SET PROBLEM
Reproduce, character for character, the lines below from the first through the one with "west] (tl4) at". Leave pictures out.

DATASET SECTION
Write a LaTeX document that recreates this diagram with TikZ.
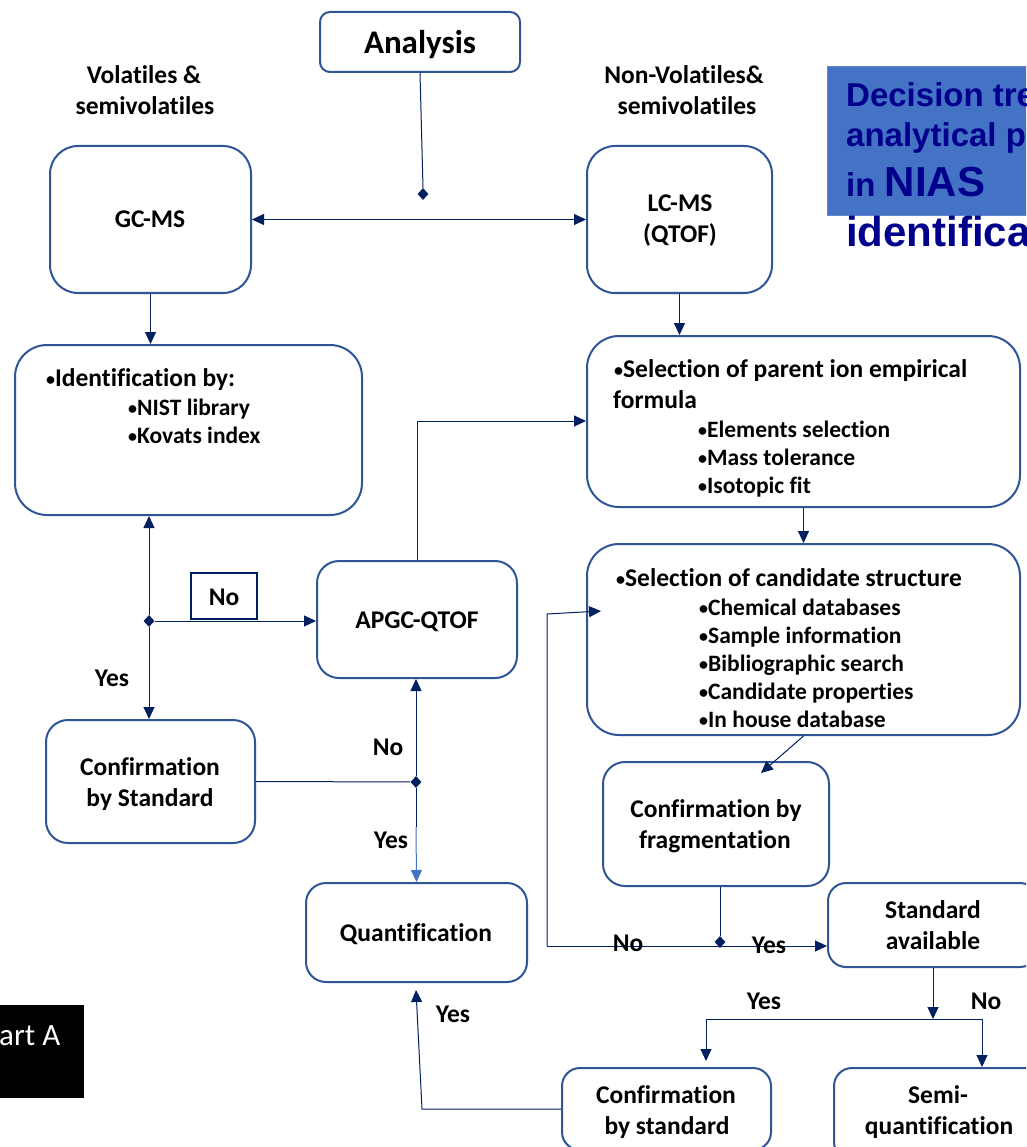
\documentclass[tikz,border=0pt]{standalone}
\usepackage{fontspec}
\setmainfont{Carlito}[Ligatures=NoCommon]
\newfontfamily\titlefont{Liberation Sans}
\usetikzlibrary{arrows.meta,shapes.geometric}
\definecolor{boxblue}{RGB}{47,85,151}
\definecolor{navy}{RGB}{0,32,96}
\definecolor{titlefill}{RGB}{68,114,196}
\definecolor{titletext}{RGB}{0,0,140}
\definecolor{lightarrow}{RGB}{68,114,196}
\newcommand{\bul}{{\fontsize{18}{18}\selectfont\raisebox{1pt}{•}}}
\begin{document}
\begin{tikzpicture}[x=1pt,y=-1pt,
  box/.style={draw=boxblue,line width=2pt,rounded corners=#1,fill=white,inner sep=0pt},
  box/.default=22pt,
  ln/.style={draw=navy,line width=1pt},
  arr/.style={ln,-{Triangle[length=12pt,width=11pt]}},
  dia/.style={diamond,fill=navy,draw=none,minimum width=11pt,minimum height=12pt,inner sep=0pt},
  tx/.style={font=\fontsize{25.5}{30}\selectfont\bfseries,inner sep=0pt},
  ts/.style={font=\fontsize{23.5}{28}\selectfont\bfseries,inner sep=0pt},
  tt/.style={font=\titlefont\fontsize{33}{38}\selectfont\bfseries,text=titletext,inner sep=0pt},
]
\useasboundingbox (0,0) rectangle (1026,1147);
\clip (0,0) rectangle (1026,1147);
\fill[white] (0,0) rectangle (1026,1147);

% title box
\node[fill=titlefill,draw=titlefill!85!white,line width=1pt,minimum width=203pt,minimum height=149pt,inner sep=0pt] (tb) at (928.5,141.5) {};
\node[tt,anchor=base west] (tl1) at (846,107) {Decision tre};
\node[tt,anchor=base west] (tl2) at (846,147) {analytical p};
\node[tt,anchor=base west] (tl3) at (846,197) {in \fontsize{42}{46}\selectfont NIAS};
\node[tt,font=\titlefont\fontsize{42}{46}\selectfont\bfseries,anchor=base west] (tl4) at (846,247) {identifica};

% boxes
\node[box=10pt,minimum width=200pt,minimum height=60pt] (an) at (420,42) {};
\node[box=28pt,minimum width=201pt,minimum height=147pt] (gc) at (150.5,219.5) {};
\node[box=28pt,minimum width=185pt,minimum height=147pt] (lc) at (679.5,219.5) {};
\node[box=32pt,minimum width=347pt,minimum height=170pt] (id) at (188.5,430) {};
\node[box=32pt,minimum width=433pt,minimum height=171pt] (sp) at (803.5,421.5) {};
\node[box=32pt,minimum width=433pt,minimum height=191pt] (cs) at (803.5,639.5) {};
\node[box,minimum width=200pt,minimum height=117pt] (ap) at (417,619.5) {};
\node[box,minimum width=209pt,minimum height=123pt] (csl) at (150.5,781.5) {};
\node[box,minimum width=226pt,minimum height=124pt] (cf) at (716,824) {};
\node[box=20pt,minimum width=221pt,minimum height=99pt] (qn) at (416.5,932.5) {};
\node[box=18pt,minimum width=210pt,minimum height=84pt] (sa) at (933,925) {};
\node[box=18pt,minimum width=209pt,minimum height=82pt] (cbs) at (666.5,1109) {};
\node[box=18pt,minimum width=210pt,minimum height=92pt] (sq) at (939,1114) {};
\node[fill=black,minimum width=84pt,minimum height=93pt,inner sep=0pt] (pa) at (42,1051.5) {};

% diamonds
\node[dia] (d0) at (423,194) {};
\node[dia] (d1) at (149,621) {};
\node[dia] (d2) at (416,782) {};
\node[dia] (d3) at (720,942) {};

% texts
\node[tx,font=\fontsize{33}{38}\selectfont\bfseries,anchor=base] (ant) at (420,54) {Analysis};
\node[tx,anchor=base] (v1) at (144,84) {Volatiles \&};
\node[tx,anchor=base] (v2) at (145,115) {semivolatiles};
\node[tx,anchor=base] (n1) at (684,84) {Non-Volatiles\&};
\node[tx,anchor=base] (n2) at (687,115) {semivolatiles};
\node[tx,anchor=base] (gct) at (150,228) {GC-MS};
\node[tx,anchor=base] (lct1) at (680,212) {LC-MS};
\node[tx,anchor=base] (lct2) at (680,243) {(QTOF)};
\node[tx,anchor=base west] (idt1) at (46,386) {\bul Identification by:};
\node[ts,anchor=base west] (idt2) at (128,415) {\bul NIST library};
\node[ts,anchor=base west] (idt3) at (128,443) {\bul Kovats index};
\node[tx,anchor=base west] (spt1) at (614,377) {\bul Selection of parent ion empirical};
\node[tx,anchor=base west] (spt2) at (613,408) {formula};
\node[ts,anchor=base west] (spt3) at (698,437) {\bul Elements selection};
\node[ts,anchor=base west] (spt4) at (698,465) {\bul Mass tolerance};
\node[ts,anchor=base west] (spt5) at (698,493) {\bul Isotopic fit};
\node[tx,anchor=base west] (cst1) at (616,586) {\bul Selection of candidate structure};
\node[ts,anchor=base west] (cst2) at (699,615) {\bul Chemical databases};
\node[ts,anchor=base west] (cst3) at (699,643) {\bul Sample information};
\node[ts,anchor=base west] (cst4) at (699,671) {\bul Bibliographic search};
\node[ts,anchor=base west] (cst5) at (699,699) {\bul Candidate properties};
\node[ts,anchor=base west] (cst6) at (699,727) {\bul In house database};
\node[tx,anchor=base] (apt) at (417,628) {APGC-QTOF};
\node[tx,anchor=base] (cslt1) at (150,775) {Confirmation};
\node[tx,anchor=base] (cslt2) at (150,806) {by Standard};
\node[tx,anchor=base] (cft1) at (716,817) {Confirmation by};
\node[tx,anchor=base] (cft2) at (715,848) {fragmentation};
\node[tx,anchor=base] (qnt) at (416,941) {Quantification};
\node[tx,anchor=base] (sat1) at (933,918) {Standard};
\node[tx,anchor=base] (sat2) at (933,949) {available};
\node[tx,anchor=base] (cbst1) at (666,1103) {Confirmation};
\node[tx,anchor=base] (cbst2) at (667,1134) {by standard};
\node[tx,anchor=base] (sqt1) at (938,1103) {Semi-};
\node[tx,anchor=base] (sqt2) at (939,1134) {quantification};
\node[font=\fontsize{31}{36}\selectfont,text=white,inner sep=0pt,anchor=base west] (pat) at (-1,1045) {art A};

% connectors
\draw[ln] (an.south) -- (d0.north);
\draw[ln,{Triangle[length=12pt,width=11pt]}-{Triangle[length=12pt,width=11pt]}] (gc.east) -- (lc.west);
\draw[arr] (gc.south) -- (gc.south |- id.north);
\draw[arr] (lc.south) -- (lc.south |- sp.north);
\draw[arr] (sp.south) -- (cs.north);
\coordinate (cfin) at (761,773);
\draw[arr] (cs.south) -- (cfin);
\draw[ln] (d3 |- cf.south) -- (d3);
\coordinate (lp1) at (547,946);
\coordinate (lp2) at (547,614);
\coordinate (cin) at (601,611);
\draw[arr] (lp1) -- (lp1 -| sa.west);
\draw[arr] (lp1) -- (lp2) -- (cin);
\coordinate (split) at (933,1019);
\coordinate (yl) at (706,1019);
\coordinate (nr) at (982,1019);
\draw[arr] (sa.south) -- (split);
\draw[ln] (yl) -- (nr);
\draw[arr] (yl) -- ([yshift=6pt]yl |- cbs.north);
\draw[arr] (nr) -- (nr |- sq.north);
\coordinate (bk) at (422,1109);
\coordinate (qtip) at (416,990);
\draw[arr] (cbs.west) -- (bk) -- (qtip);
\draw[ln] (csl.east) -- (d2);
\draw[arr] (d2) -- (d2 |- ap.south);
\coordinate (mid) at (416,827);
\draw[ln] (d2) -- (mid);
\draw[arr,draw=lightarrow] (mid) -- (qn.north);
\coordinate (apc) at (417,421);
\draw[arr] (ap.north) -- (apc) -- (apc -| sp.west);
\draw[arr] (d1) -- (d1 |- id.south);
\draw[arr] (d1) -- (d1 |- csl.north);
\draw[arr] (d1) -- (d1 -| ap.west);
\node[draw=navy,line width=1.5pt,fill=white,minimum width=66pt,minimum height=46pt,inner sep=0pt] (nobox) at (224,596) {};
\node[tx,anchor=base] (not) at (224,605) {No};

% labels
\node[tx,anchor=base] (l1) at (112,686) {Yes};
\node[tx,anchor=base] (l2) at (388,755) {No};
\node[tx,anchor=base] (l3) at (391,848) {Yes};
\node[tx,anchor=base] (l4) at (628,951) {No};
\node[tx,anchor=base] (l5) at (769,953) {Yes};
\node[tx,anchor=base] (l6) at (764,1009) {Yes};
\node[tx,anchor=base] (l7) at (986,1009) {No};
\node[tx,anchor=base] (l8) at (453,1022) {Yes};
\end{tikzpicture}
\end{document}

TASK OUTPUT
Write a LaTeX document that recreates this diagram with TikZ.
\documentclass[tikz,border=0pt]{standalone}
\usepackage{fontspec}
\setmainfont{Carlito}[Ligatures=NoCommon]
\newfontfamily\titlefont{Liberation Sans}
\usetikzlibrary{arrows.meta,shapes.geometric}
\definecolor{boxblue}{RGB}{47,85,151}
\definecolor{navy}{RGB}{0,32,96}
\definecolor{titlefill}{RGB}{68,114,196}
\definecolor{titletext}{RGB}{0,0,140}
\definecolor{lightarrow}{RGB}{68,114,196}
\newcommand{\bul}{{\fontsize{18}{18}\selectfont\raisebox{1pt}{•}}}
\begin{document}
\begin{tikzpicture}[x=1pt,y=-1pt,
  box/.style={draw=boxblue,line width=2pt,rounded corners=#1,fill=white,inner sep=0pt},
  box/.default=22pt,
  ln/.style={draw=navy,line width=1pt},
  arr/.style={ln,-{Triangle[length=12pt,width=11pt]}},
  dia/.style={diamond,fill=navy,draw=none,minimum width=11pt,minimum height=12pt,inner sep=0pt},
  tx/.style={font=\fontsize{25.5}{30}\selectfont\bfseries,inner sep=0pt},
  ts/.style={font=\fontsize{23.5}{28}\selectfont\bfseries,inner sep=0pt},
  tt/.style={font=\titlefont\fontsize{33}{38}\selectfont\bfseries,text=titletext,inner sep=0pt},
]
\useasboundingbox (0,0) rectangle (1026,1147);
\clip (0,0) rectangle (1026,1147);
\fill[white] (0,0) rectangle (1026,1147);

% title box
\node[fill=titlefill,draw=titlefill!85!white,line width=1pt,minimum width=203pt,minimum height=149pt,inner sep=0pt] (tb) at (928.5,141.5) {};
\node[tt,anchor=base west] (tl1) at (846,107) {Decision tre};
\node[tt,anchor=base west] (tl2) at (846,147) {analytical p};
\node[tt,anchor=base west] (tl3) at (846,197) {in \fontsize{42}{46}\selectfont NIAS};
\node[tt,font=\titlefont\fontsize{42}{46}\selectfont\bfseries,anchor=base west] (tl4) at (846,247) {identifica};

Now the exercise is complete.